Getting Started
We can take a multistage approach for implementing automated remediation in our production systems: Automation should be reliable and consistent, so as we build out our automation, we’ll also want to keep these goals in mind:
- The procedure should be testable
- The procedure should be flexible and implemented for future improvements
- The procedure should be reviewable by someone else as a check
- The procedure should be put under version control
- The procedure should be applicable to related resources, and “one-off” changes should be discouraged, and it should be applied to all related resources in the same way
- The procedure should be repeatable and auditable
Reducing Noise#
Before even thinking about automating processes, take a long, hard look at the alerts being generated by your systems and ask yourself these questions:
- Are there unactionable alerts?
- Are there alerts that are overly complex?
- Are there alerts that should be fixed in engineering?
Round 1 of automating incident response is to ensure the alerts that are coming through are useful and can be fixed in the production environment. You can find more guidance on creating useful alerts in our Ops Guide on Incident Response. Good alerts will contain an appropriate amount of useful information about the impacted system. They’ll be rated in line with their impact on users. And they’ll be something that can be remediated in production under normal conditions. If your systems generate alerts that can’t be fixed via changes to the production environment, send them back to engineering. For example, when moving to a distributed services model in a cloud, you might see a need to increase the timeouts for requests to remote services. This is an expected performance tradeoff for the architectural change, and the timeout for those types of requests often needs to be increased.
Identify Candidate Workflows#
Once you have the alerts cleaned up, take a look at the data you have on the number of alerts that fire, when they occur, and what their impacts are. This will give you candidates that will have the most impact on your responders when you create automated remediation. Create a list of potential alerts that can be automatically remediated based on their volume or simplicity. Potential candidates for your first round of automation might be alerts for single subsystem issues, like disk space warnings, or alerts that already have a manual runbook that can be automated.
Evolving Automation Components#
Your first automated remediation targets should be well defined and well contained. Part of building up trust in your automation tools will come from creating cumulative successes, so start with a small collection of alerts to automate. Keeping the first set all within a single team of responders can help with training and communication.
Use your data set to determine the performance of your automation efforts. Ask yourself questions like:
- Is the team seeing a reduction in alerts?
- Are incidents still getting resolved in a timely and correct manner?
- Has there been any negative impact to the customer?
- Have you reduced the amount of toil the team is required to do on a daily basis to support the services?

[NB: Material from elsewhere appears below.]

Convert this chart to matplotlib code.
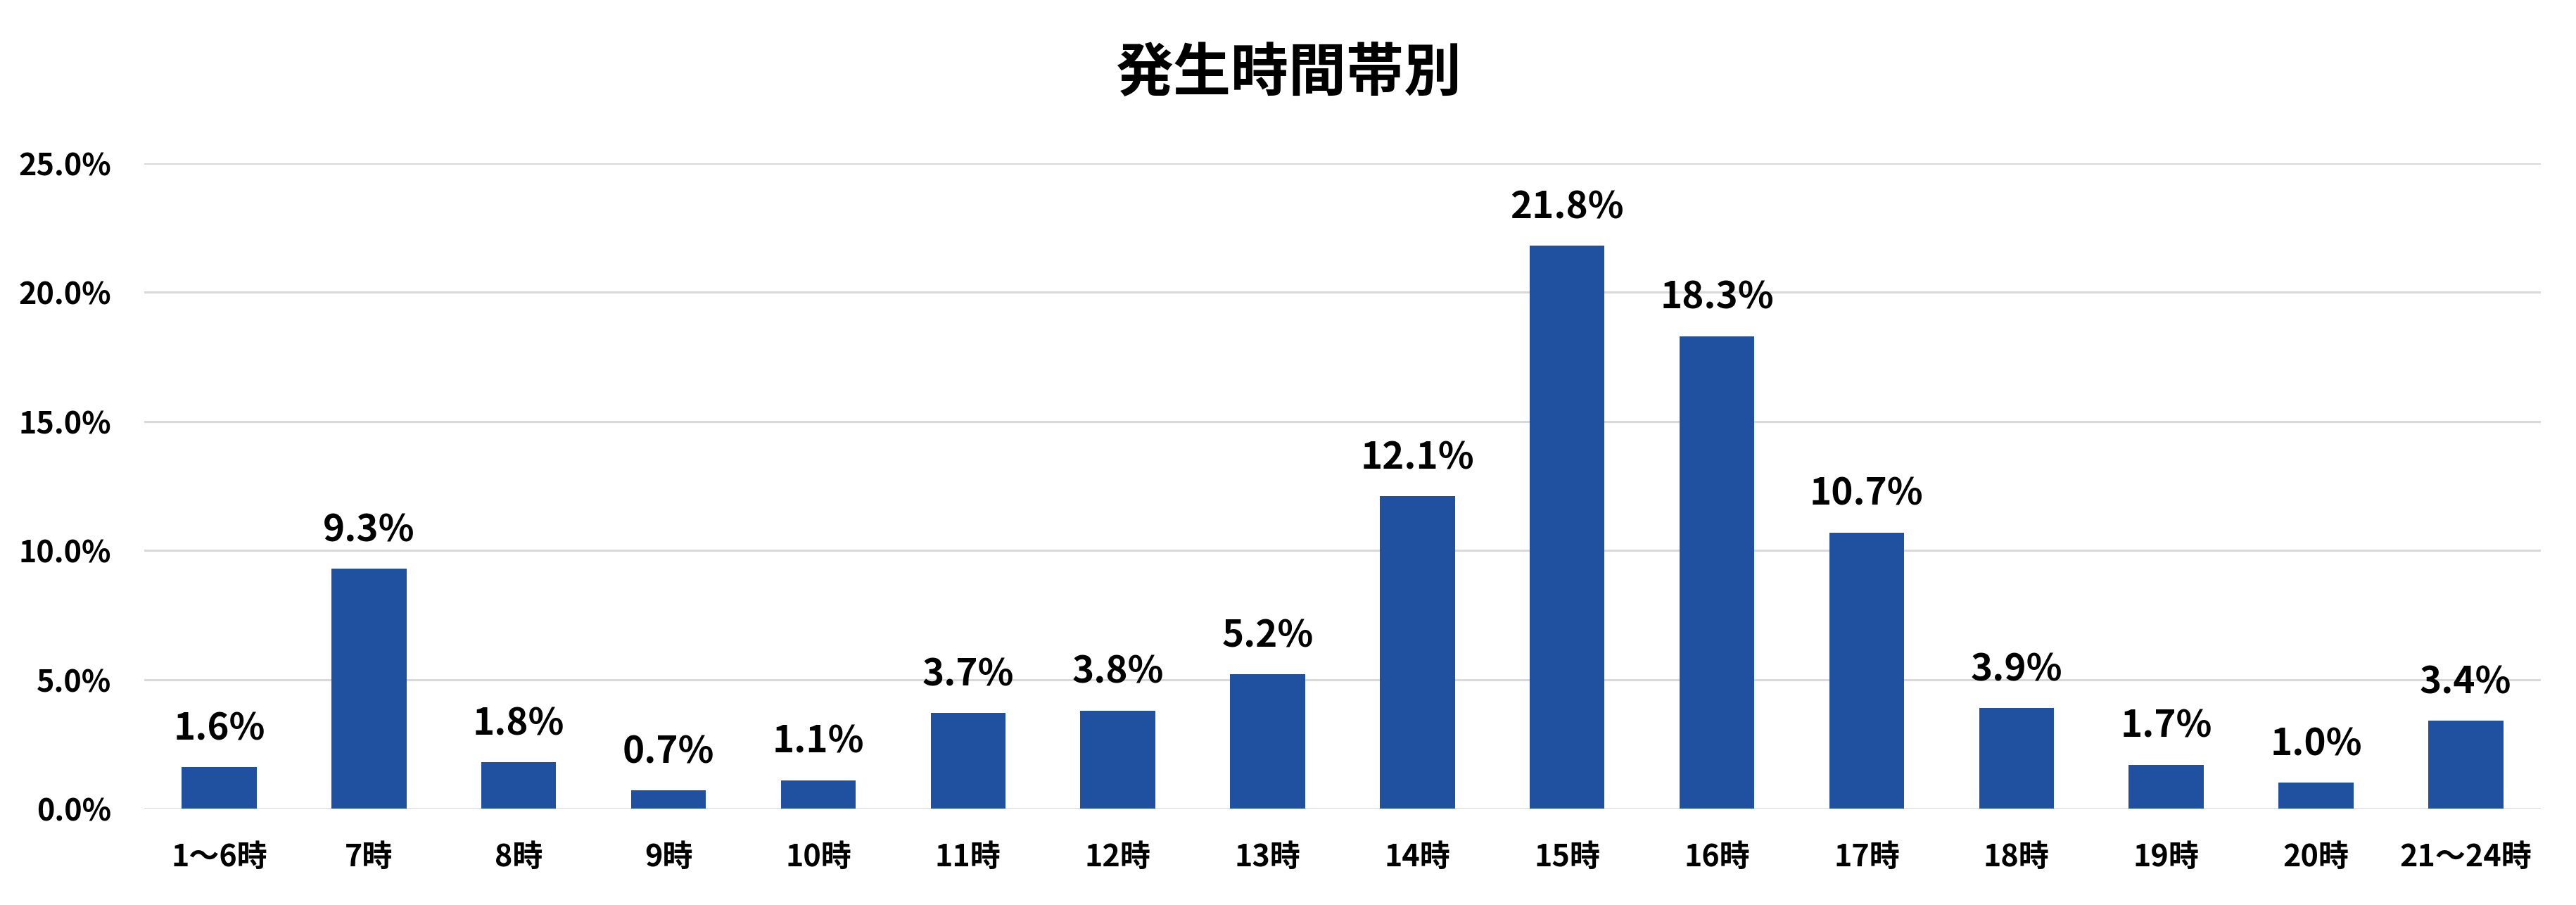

As the illustration above shows, you might want your team to implement automation in phases, allowing the automation to run but still alerting a human responder as a check. Even before that, you can build trust in the automation by alerting a team member and having that person initiate the automation process. Over time, this ensures that the automation runs as expected, but also gives the team background knowledge of what the automation is intended to do. Working with unfamiliar automation can have negative impacts for responder teams who aren’t sure what behaviors might have triggered the automation and what side effects are of the automation itself.
Some teams might also want a place for the automation to report a status for later tracking and trend determination. For example, your automation might be clearing unused files out of a cache directory to clear disk space, but if this starts happening more and more often, your team will want to engage and find the underlying cause. The automation can only do so much.
This is a good point to report your efforts to other teams to highlight what you’ve learned about the process and how the automation is making the operation of systems and services better.
Maintaining Automation#
The addition of an automation component to your production incident response will require tracking for updates when the services they work on are updated. Downstream activities might be impacted by changes to things like service names or command options. Remediation automation components, if they meet the goals mentioned above, will be testable and checked into version control. They travel the software development lifecycle with the services that they support, either in their own repository or in the project repository. Make sure you have a plan for how they are updated, tested, and released when new versions of your services are deployed.